Is there a perfect time to have a baby? - Parenting.com
The best time to have a baby
Clearly, both older and younger moms have opinions about each other and who makes a better mom. But both groups also seem to be on the defensive. Could their reactions hint at an underlying insecurity with their own life decisions? Possibly. An equal percentage of both groups -- one quarter -- report that they feel self-conscious around other moms because of their age. At the same time, though, only 4 percent of the older moms and 13 percent of the younger ones cite "the disapproval of others" as one of the main drawbacks to having kids when they did. So where does the self-consciousness come from, if they don't care what others think? Astonishingly, the moms were hardest on themselves. More than half of the older moms wish they'd had their baby when they were younger; 22 percent of the younger moms wish they had waited.
Turns out, the perfect age to have a child is as much of a myth as the perfect mom. Every woman's own calculation of the right time to have kids is a complicated formula of emotional and practical factors -- health and fertility, financial stability, romantic status, career, and personal development. No matter which factors weigh most heavily in your formula, the decision to become a mom always involves trade-offs. It's those trade-offs that make us question our choices -- and the choices of other moms.
Growing up -- at any age
But for all the debate about the perfect age, many women find that their plans don't amount to much in the face of fate. For them, the perfect age comes when it comes.

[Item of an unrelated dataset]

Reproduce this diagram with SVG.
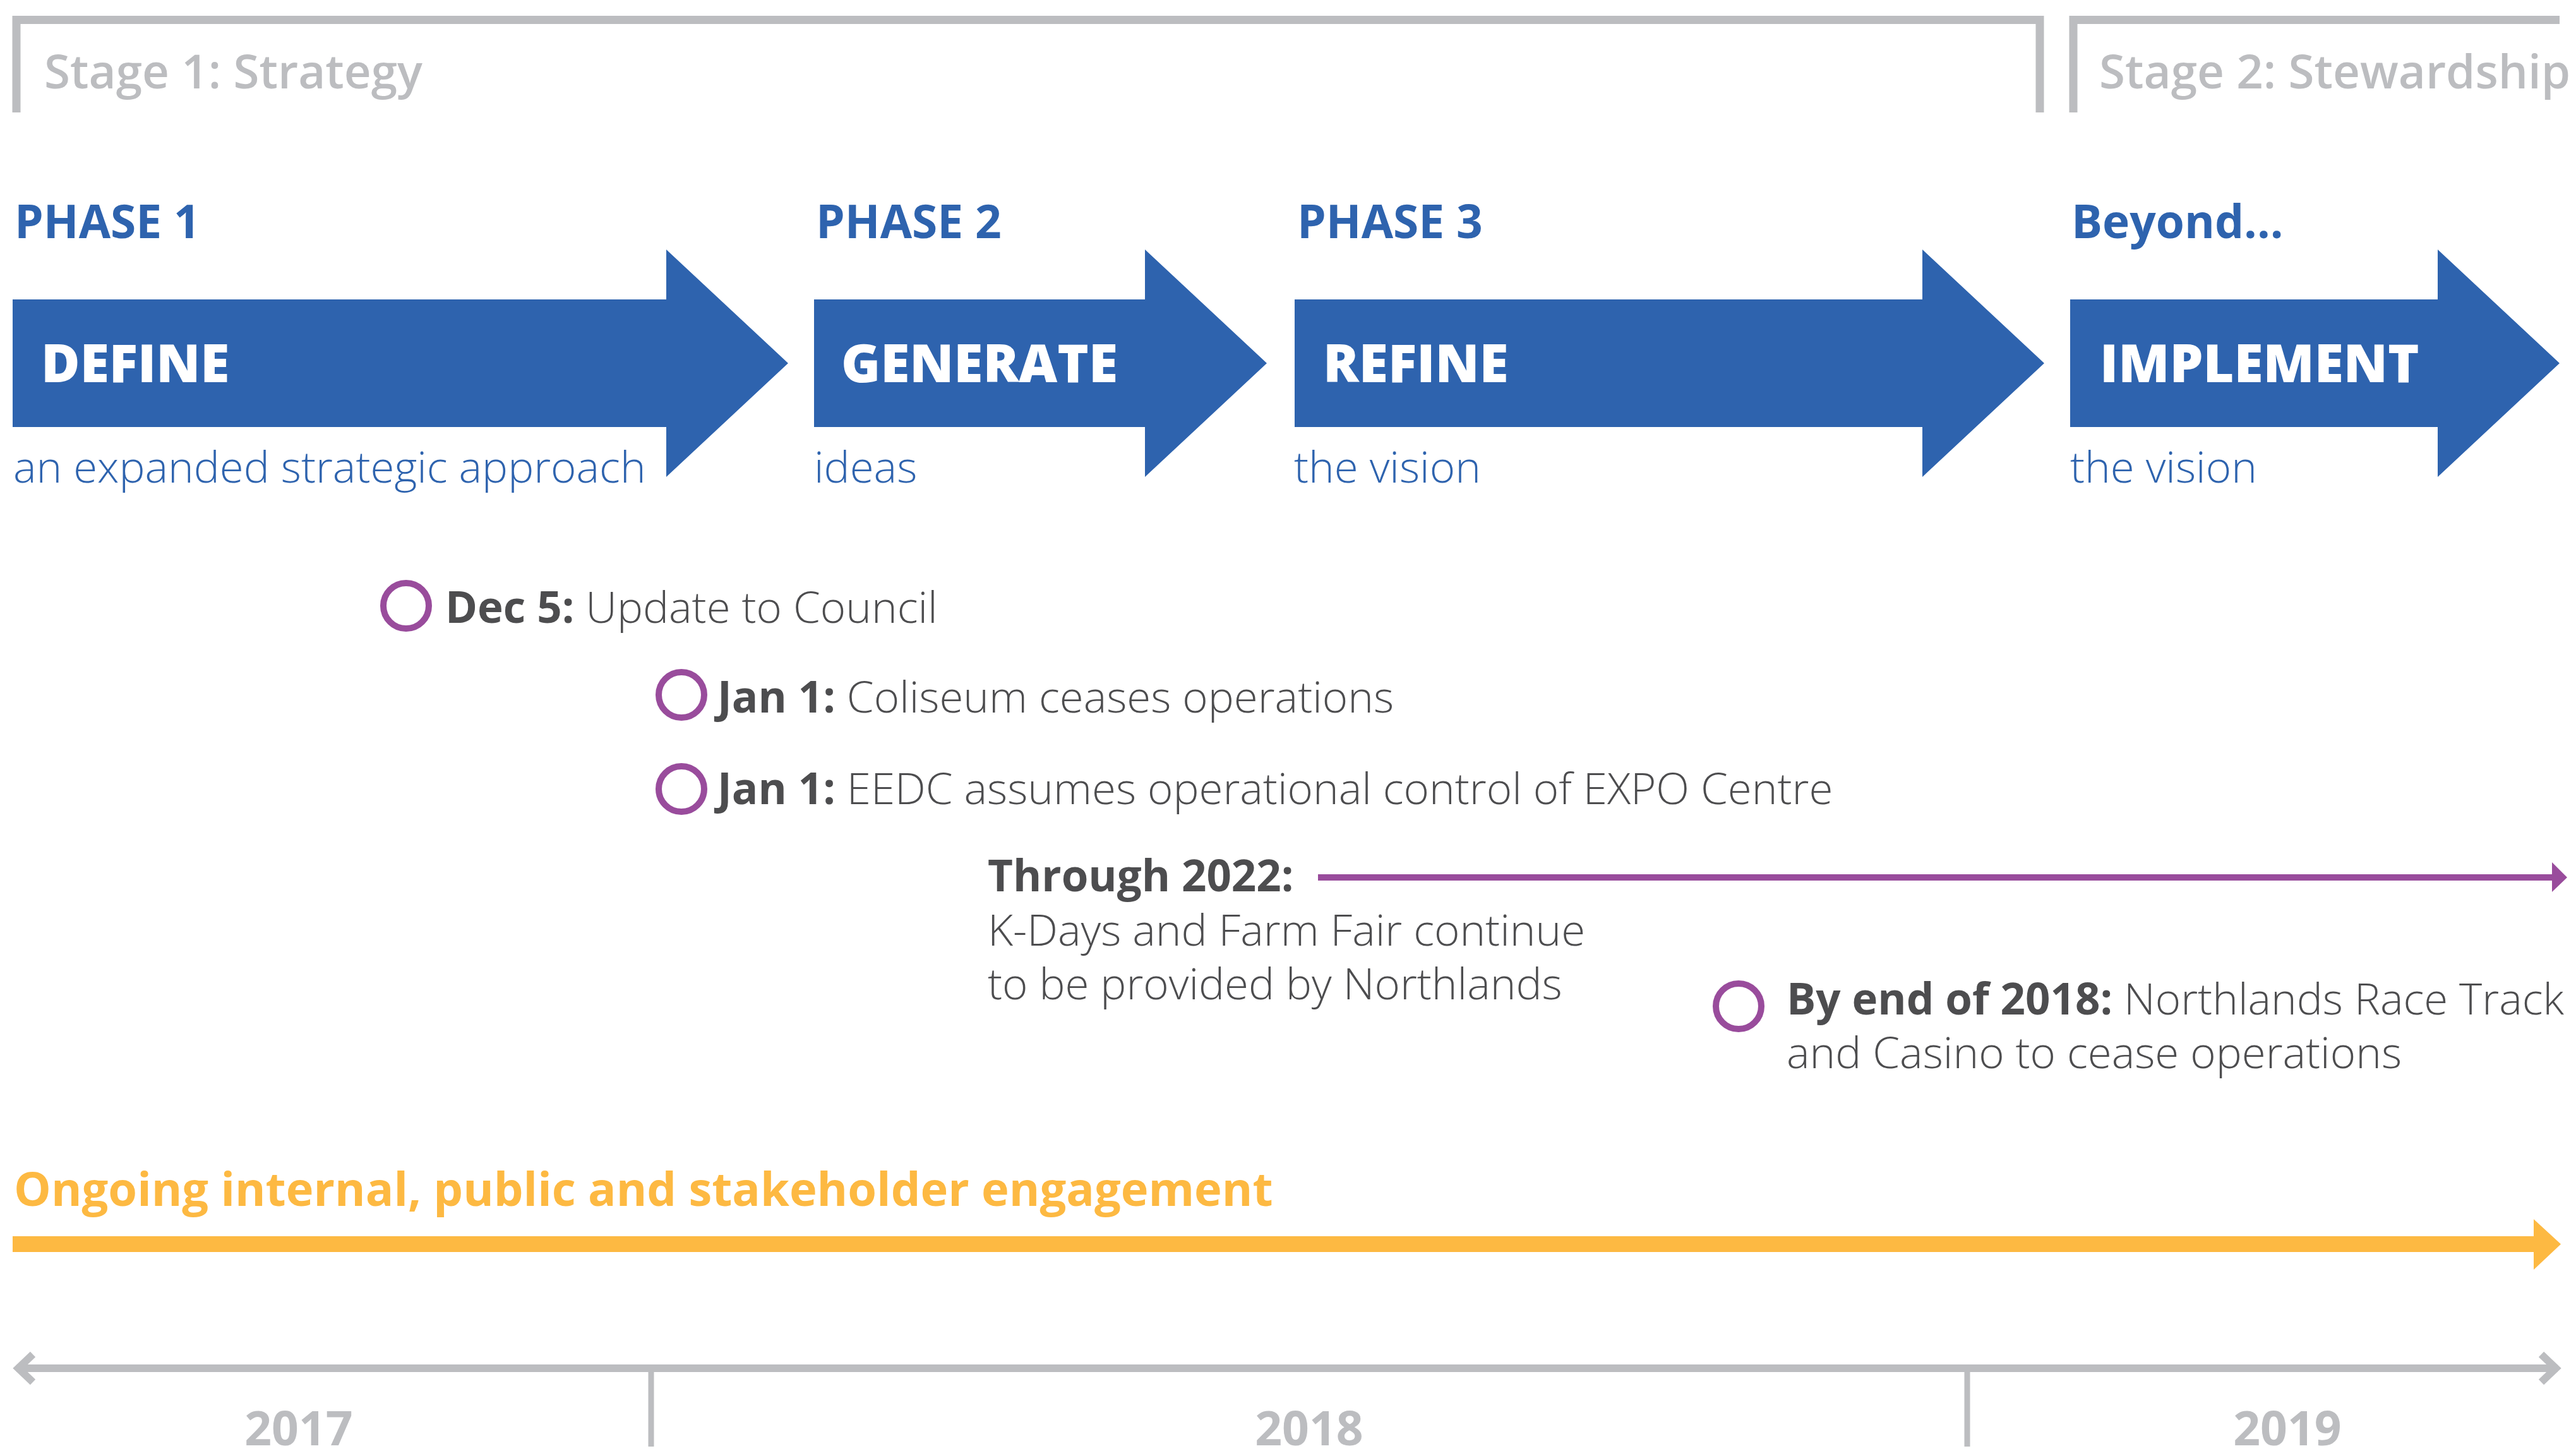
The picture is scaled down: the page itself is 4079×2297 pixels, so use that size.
<svg xmlns="http://www.w3.org/2000/svg" width="4079" height="2297" viewBox="0 0 4079 2297">
<style>
text{font-family:"Open Sans","Noto Sans","Liberation Sans",sans-serif}
.stage{font-size:74.5px;font-weight:600;fill:#bcbdc0}
.phase{font-size:73px;font-weight:700;fill:#2e63ae}
.big{font-size:84px;font-weight:800;fill:#ffffff}
.sub{font-size:69px;font-weight:300;fill:#2e63ae}
.ev{font-size:69px;font-weight:300;fill:#4d4d4f}
.ev tspan.b{font-weight:700}
.year{font-size:75px;font-weight:700;fill:#bcbdc0;text-anchor:middle}
.eng{font-size:74px;font-weight:700;fill:#fdb942}
.arrow{fill:#2e63ae}
.ring{fill:none;stroke:#994c9c;stroke-width:10}
.bracket{fill:none;stroke:#bcbdc0;stroke-width:13}
.chev{fill:none;stroke:#bcbdc0;stroke-width:12;stroke-linejoin:miter}
</style>
<rect width="4079" height="2297" fill="#ffffff"/>
<g id="stage1">
<path class="bracket" d="M26 178 V31.5 H3230 V178"/>
<text class="stage" x="70" y="140">Stage 1: Strategy</text>
</g>
<g id="stage2">
<path class="bracket" d="M3283 178 V31.5 H4053"/>
<text class="stage" x="3324" y="140">Stage 2: Stewardship</text>
</g>
<g id="phase1">
<text class="phase" x="23" y="377">PHASE 1</text>
<polygon class="arrow" points="20,474 1055,474 1055,395 1248,575 1055,755 1055,676 20,676"/>
<text class="big" x="65" y="605">DEFINE</text>
<text class="sub" x="21" y="764">an expanded strategic approach</text>
</g>
<g id="phase2">
<text class="phase" x="1292" y="377">PHASE 2</text>
<polygon class="arrow" points="1289,474 1813,474 1813,395 2006,575 1813,755 1813,676 1289,676"/>
<text class="big" x="1332" y="605">GENERATE</text>
<text class="sub" x="1289" y="764">ideas</text>
</g>
<g id="phase3">
<text class="phase" x="2054" y="377">PHASE 3</text>
<polygon class="arrow" points="2050,474 3044,474 3044,395 3237,575 3044,755 3044,676 2050,676"/>
<text class="big" x="2095" y="605">REFINE</text>
<text class="sub" x="2049" y="764">the vision</text>
</g>
<g id="beyond">
<text class="phase" x="3280" y="377">Beyond...</text>
<polygon class="arrow" points="3278,474 3860,474 3860,395 4053,575 3860,755 3860,676 3278,676"/>
<text class="big" x="3325" y="605">IMPLEMENT</text>
<text class="sub" x="3278" y="764">the vision</text>
</g>
<g id="dec5">
<circle class="ring" cx="643" cy="959" r="36"/>
<text class="ev" x="705" y="986"><tspan class="b">Dec 5:</tspan> Update to Council</text>
</g>
<g id="jan1a">
<circle class="ring" cx="1079" cy="1100" r="36"/>
<text class="ev" x="1136" y="1128"><tspan class="b">Jan 1:</tspan> Coliseum ceases operations</text>
</g>
<g id="jan1b">
<circle class="ring" cx="1079" cy="1249" r="36"/>
<text class="ev" x="1136" y="1273"><tspan class="b">Jan 1:</tspan> EEDC assumes operational control of EXPO Centre</text>
</g>
<g id="through2022">
<text class="ev" x="1564" y="1411"><tspan class="b">Through 2022:</tspan></text>
<text class="ev" x="1564" y="1497">K-Days and Farm Fair continue</text>
<text class="ev" x="1564" y="1582">to be provided by Northlands</text>
</g>
<g id="end2018">
<circle class="ring" cx="2753" cy="1593" r="36"/>
<text class="ev" x="2829" y="1606"><tspan class="b">By end of 2018:</tspan> Northlands Race Track</text>
<text class="ev" x="2829" y="1691">and Casino to cease operations</text>
</g>
<g id="engagement">
<text class="eng" x="22" y="1909">Ongoing internal, public and stakeholder engagement</text>
</g>
<g id="years">
<text class="year" x="473" y="2288">2017</text>
<text class="year" x="2073" y="2288">2018</text>
<text class="year" x="3622" y="2288">2019</text>
</g>
<g id="connectors">
<line x1="2087" y1="1389" x2="4043" y2="1389" stroke="#994c9c" stroke-width="10"/>
<polygon points="4041,1365 4065,1389 4041,1412" fill="#994c9c"/>
<rect x="20" y="1957" width="3994" height="25" fill="#fdb942"/>
<polygon points="4012,1930 4055,1969.5 4012,2010" fill="#fdb942"/>
<line x1="26" y1="2166" x2="4050" y2="2166" stroke="#bcbdc0" stroke-width="12"/>
<polyline class="chev" points="52,2144 29,2166 52,2188"/>
<polyline class="chev" points="4024,2144 4047,2166 4024,2188"/>
<line x1="1031" y1="2166" x2="1031" y2="2290" stroke="#bcbdc0" stroke-width="9"/>
<line x1="3115" y1="2166" x2="3115" y2="2290" stroke="#bcbdc0" stroke-width="9"/>
</g>
</svg>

"I didn't plan on being an older mom," says Ruth Babick-Scofield, 39, of Inver Grove Heights, Minnesota, "but Plan A -- to have kids before I was 35 -- did not happen. And neither did Plans B or C. In fact, I was on Plan XYZ by the time I had children. It took many years and three failed pregnancies before I became a mom. Plan A would have been nice, but Plan XYZ isn't so bad, either."
That sentiment was echoed by so many of our survey respondents. When they became a mom wasn't as important as that they simply did. Whether she had a child at 20, 28, 34, or 45, each mom has her own story to tell, a journey that she cherishes. The woman who had her daughter at 47 wrote to us about trying to conceive after years of caring for her sick parents. "After seeing so much death, I wanted a baby. I went to the fertility doctor the day I closed on the sale of my parents' house." And the 23-year-old who grew up in an instant when she gave birth to a beautiful special-needs child tells us, "She is the joy of our lives."
Perhaps none of us truly grow up until we take on the responsibility -- and experience the joy -- of caring for a child. "Just remember," Sarah Campsey of Portland, Oregon, says, "it's hard to be a mom, no matter how old you are. So let your guard down and go talk to moms of any age. We all have something to share, something to learn."